仕事のやりがいを設計する

書影榎本博明『ビジネス心理学大全』(日経ビジネス人文庫)榎本博明『ビジネス心理学大全』(日経ビジネス人文庫)

 これら5つのモチベーションを高める職務特性を念頭に置いて、個々の仕事のやりがいを設計していくことで、従業員のモチベーションを高め、職場を活気づけることができます。

 実際、これらの要素を満たす仕事だとモチベーションが高くなることが証明されています。また、これらの要素を満たす仕事では、チャレンジ精神が刺激されて自己設定目標の困難度も高くなり、実際にパフォーマンスが向上することもわかっています。さらには、これらの要素を満たす仕事であるほど、従業員の満足度やパフォーマンスが高く、欠勤率が低いことも確認されています。

 このような職務特性を念頭に置いて現状を振り返ることで、職場に活気がないことの理由が分かり、改善すべき点が浮上してきます。

 活気のある職場では、多くの従業員の仕事がこれらの要素のいくつかを満たしているものです。逆に、活気のない職場では、多くの従業員の仕事がこれらの要素をほとんど満たしておらず、それが沈滞ムードを醸し出す要因になっています。

 5つの要素が大切だとはいっても、5つすべてを十分満たすというのは現実的ではありません。まずは、今の職場に特に欠けている要素、あるいはモチベーションの低い従業員の仕事に特に欠けている要素の見当を付けましょう。そこを何とか改善する必要があります。

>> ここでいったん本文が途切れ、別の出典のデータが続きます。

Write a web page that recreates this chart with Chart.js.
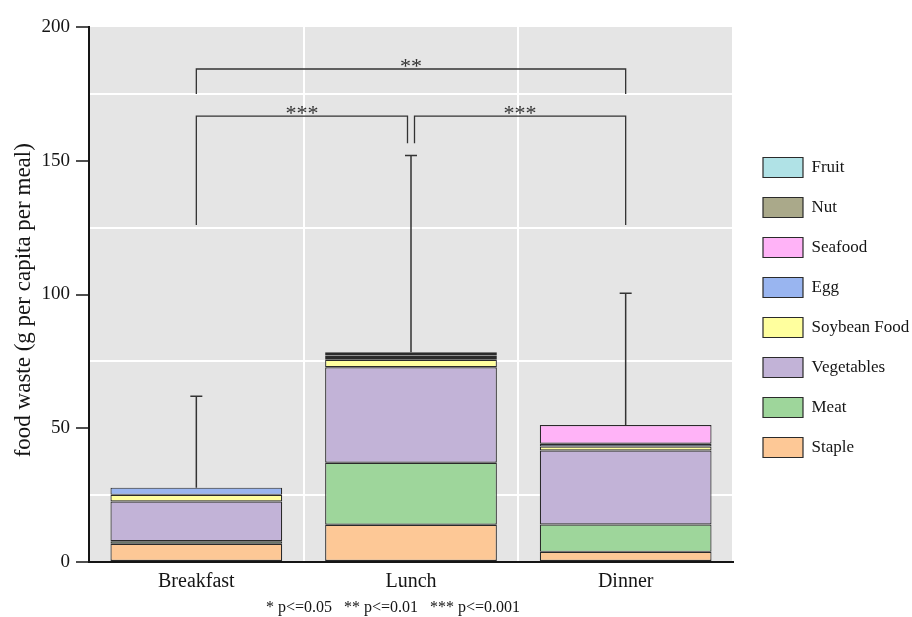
<!DOCTYPE html>
<html>
<head>
<meta charset="utf-8">
<script src="https://cdn.jsdelivr.net/npm/chart.js@4.4.1/dist/chart.umd.min.js"></script>
<style>
  html, body { margin: 0; padding: 0; background: #fff; }
  #wrap { width: 912px; height: 617px; }
</style>
</head>
<body>
<div id="wrap"><canvas id="wasteChart" width="912" height="617"></canvas></div>
<script>
// Food waste per meal, stacked by food group (g per capita per meal)
const meals = ["Breakfast", "Lunch", "Dinner"];

const staple = [6.8, 13.9, 3.8];
const meat = [1.0, 23.2, 10.2];
const vegetables = [14.8, 35.7, 27.7];
const soybeanFood = [2.5, 2.8, 1.5];
const egg = [2.7, 0.7, 1.0];
const seafood = [0, 0.9, 7.0];
const nut = [0, 0.6, 0];
const fruit = [0, 0.6, 0];

// upper error bar (SD) on the stacked total
const totalSd = [34.2, 73.6, 49.3];

// significance brackets: pair of meals, bracket height, leg ends
const sigPairs = [[0, 2], [0, 1], [1, 2]];
const sigLabels = ["**", "***", "***"];
const sigHeights = [184.3, 166.7, 166.7];
const sigLegEnds = [[175, 175], [126, 156.5], [156.5, 126]];

const yTicks = [0, 50, 100, 150, 200];
// trailing spaces nudge the centred texts a little, as in the original
const footnote = "* p<=0.05   ** p<=0.01   *** p<=0.001         ";
const yTitle = "food waste (g per capita per meal)  ";

const groupNames = ["Staple", "Meat", "Vegetables", "Soybean Food", "Egg", "Seafood", "Nut", "Fruit"];
const groupValues = [staple, meat, vegetables, soybeanFood, egg, seafood, nut, fruit];
const groupColors = ["#fdc896", "#9ed69b", "#c2b3d7", "#ffff9e", "#99b5f0", "#ffb3f7", "#aaa98a", "#b0e2e6"];

const serif = "'Liberation Serif', 'Times New Roman', serif";
const ink = "#151515";

const plotBackground = {
  id: "plotBackground",
  beforeDraw(chart) {
    const { ctx, chartArea: a } = chart;
    ctx.save();
    ctx.fillStyle = "#e5e5e5";
    ctx.fillRect(a.left, a.top, a.right - a.left, a.bottom - a.top);
    ctx.restore();
  },
};

// error whiskers on top of each stack
const errorBars = {
  id: "errorBars",
  afterDatasetsDraw(chart) {
    const { ctx } = chart;
    const x = chart.scales.x;
    const y = chart.scales.y;
    ctx.save();
    ctx.strokeStyle = "#333";
    ctx.lineWidth = 1.5;
    meals.forEach((m, i) => {
      const total = groupValues.reduce((s, arr) => s + arr[i], 0);
      const px = x.getPixelForValue(i);
      const y0 = y.getPixelForValue(total);
      const y1 = y.getPixelForValue(total + totalSd[i]);
      ctx.beginPath();
      ctx.moveTo(px, y0);
      ctx.lineTo(px, y1);
      ctx.moveTo(px - 6, y1);
      ctx.lineTo(px + 6, y1);
      ctx.stroke();
    });
    ctx.restore();
  },
};

// significance brackets with asterisks
const sigBrackets = {
  id: "sigBrackets",
  afterDatasetsDraw(chart) {
    const { ctx } = chart;
    const x = chart.scales.x;
    const y = chart.scales.y;
    const shared = (idx) =>
      sigPairs.filter((p) => p[1] - p[0] === 1 && p.includes(idx)).length > 1;
    ctx.save();
    ctx.strokeStyle = "#333";
    ctx.lineWidth = 1.3;
    ctx.fillStyle = "#333";
    ctx.font = "22px " + serif;
    ctx.textAlign = "center";
    ctx.textBaseline = "alphabetic";
    sigPairs.forEach((pair, k) => {
      let xa = x.getPixelForValue(pair[0]);
      let xb = x.getPixelForValue(pair[1]);
      if (pair[1] - pair[0] === 1) {
        if (shared(pair[0])) xa += 3.5;
        if (shared(pair[1])) xb -= 3.5;
      }
      const yl = y.getPixelForValue(sigHeights[k]);
      ctx.beginPath();
      ctx.moveTo(xa, y.getPixelForValue(sigLegEnds[k][0]));
      ctx.lineTo(xa, yl);
      ctx.lineTo(xb, yl);
      ctx.lineTo(xb, y.getPixelForValue(sigLegEnds[k][1]));
      ctx.stroke();
      ctx.fillText(sigLabels[k], (xa + xb) / 2, yl + 4);
    });
    ctx.restore();
  },
};

const ctx = document.getElementById("wasteChart").getContext("2d");

new Chart(ctx, {
  type: "bar",
  data: {
    labels: meals,
    datasets: groupNames.map((name, i) => ({
      label: name,
      data: groupValues[i],
      backgroundColor: groupColors[i],
      borderColor: "#2a2a2a",
      borderWidth: 1.2,
      borderSkipped: false,
      barPercentage: 0.8,
      categoryPercentage: 1.0,
    })),
  },
  options: {
    responsive: false,
    animation: false,
    devicePixelRatio: 1,
    layout: { padding: { top: 27, left: 0, right: 0, bottom: 0 } },
    plugins: {
      tooltip: { enabled: false },
      legend: {
        position: "right",
        fullSize: false,
        reverse: true,
        maxWidth: 169,
        // empty title only pushes the centred column down a bit
        title: { display: true, text: " ", font: { size: 10 }, padding: { top: 0, bottom: 14 } },
        labels: {
          boxWidth: 40,
          boxHeight: 20,
          padding: 20,
          color: ink,
          font: { family: serif, size: 17 },
        },
      },
    },
    scales: {
      x: {
        stacked: true,
        grid: { color: "#ffffff", lineWidth: 2, drawTicks: false, offset: true },
        border: { color: ink, width: 2 },
        ticks: { color: ink, font: { family: serif, size: 20 }, padding: 8 },
        title: {
          display: true,
          text: footnote,
          color: ink,
          font: { family: serif, size: 16 },
          padding: { top: 0, bottom: 0 },
        },
        afterFit: (s) => { s.height = 55; },
      },
      y: {
        stacked: true,
        min: yTicks[0],
        max: yTicks[yTicks.length - 1],
        ticks: {
          stepSize: 25,
          color: ink,
          font: { family: serif, size: 19 },
          padding: 6,
          callback: (v) => (yTicks.includes(v) ? v : ""),
        },
        grid: {
          lineWidth: 2,
          tickLength: 13,
          tickWidth: 1.5,
          color: (c) => (c.tick && !yTicks.includes(c.tick.value) ? "#ffffff" : "rgba(0,0,0,0)"),
          tickColor: (c) => (c.tick && yTicks.includes(c.tick.value) ? ink : "rgba(0,0,0,0)"),
        },
        border: { color: ink, width: 2 },
        title: {
          display: true,
          text: yTitle,
          color: ink,
          font: { family: serif, size: 23 },
          padding: { top: 10, bottom: 0 },
        },
        afterFit: (s) => { s.width = 89; },
      },
      gap: {
        position: "right",
        display: true,
        grid: { display: false },
        border: { display: false },
        ticks: { display: false },
        afterFit: (s) => { s.width = 10; },
      },
    },
  },
  plugins: [plotBackground, errorBars, sigBrackets],
});
</script>
</body>
</html>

 職種や担当する仕事によって満たしやすい要素と満たしにくい要素があります。各自の仕事の特性を考慮しながら、どうすれば少しでもモチベーションを高める職務特性に近づけることができるかを考え、仕事の与え方を工夫することが大切となります。そこを工夫できれば、職場が見違えるほど活気づくことが期待できます。